Phillips entered Punahou as a fifth-grader and graduated from the high school in the class of 1966. She started teaching in 1970 and was hired as a first-grade teacher in the Winne Units, where she later taught second- and third-graders.

In 1996 she moved to the Academy, or high school, where she became the Holoku Pageant director. Most recently she was the K-12 director of Hawaiian resources in the Kuaihelani Center at Case Middle School and director of the annual May Day celebration.

After graduating from Punahou, she went to the University of the Pacific in California, earning a degree in liberal arts.

"Being away from Hawaii, I began to realize how important it is to understand and share the Hawaiian culture," Phillips said in a 2008 interview in the Punahou Bulletin. "I wanted to come back to Punahou and simultaneously learn and teach what it means to live on an island with such a rich history."

Phillips was an active alumna. She returned to Punahou School and served as the Punahou Alumni Association president and had been a member and director of the Alumni Glee Club for more than a decade.

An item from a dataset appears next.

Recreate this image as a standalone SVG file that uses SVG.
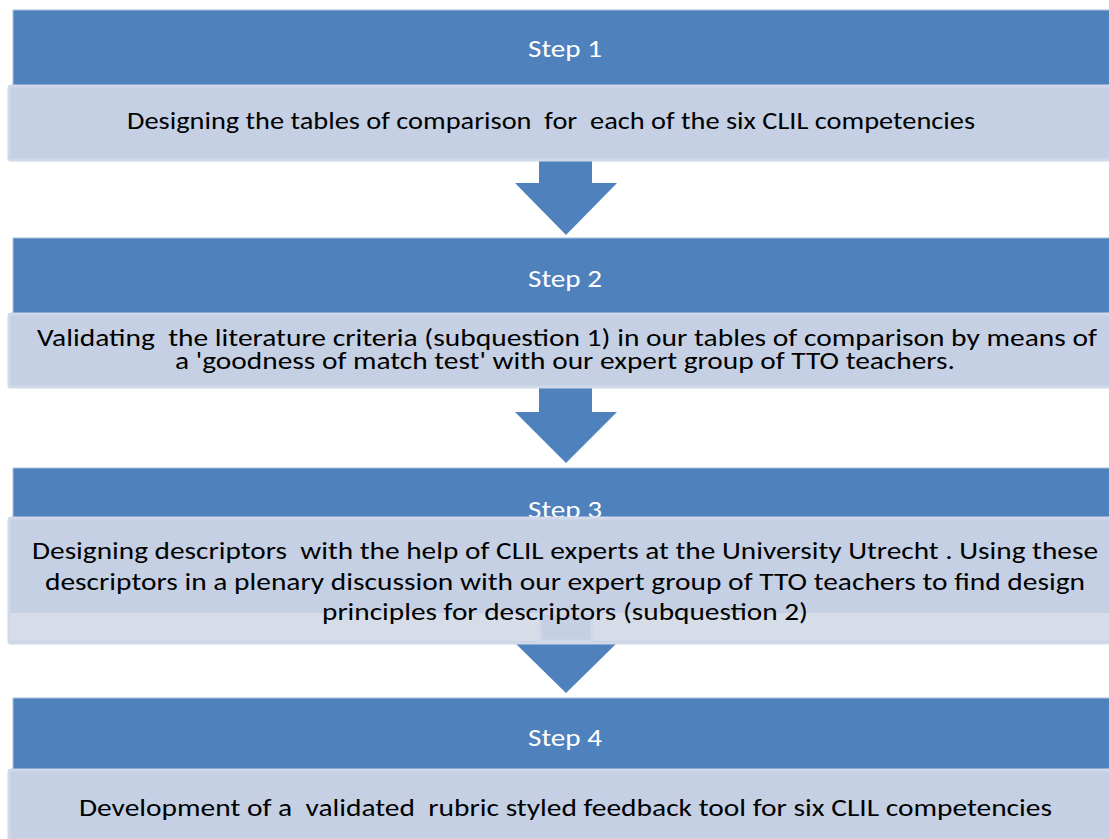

She played a prominent role in organizing the Flaming P, an annual dinner and dance followed by lighting of a 10-foot fall P on Rice Field, and countless other alumni events. She was the recipient of the annual "O" in Life Award in 2008, given by the alumni association.

Buff and blue ran through her veins. Her mother, Leilehua Judd Eldredge, graduated in the class of 1926; her older brothers Dave and Pal, in 1949 and 1964.

"Hattie will be sorely missed, but her joyous, generous spirit lives on in the thousands of members of the Punahou ohana who were blessed by her boundless aloha," Scott said.

Informal gatherings were held yesterday and Wednesday in Thurston Memorial Chapel. Details of her memorial service will be announced soon.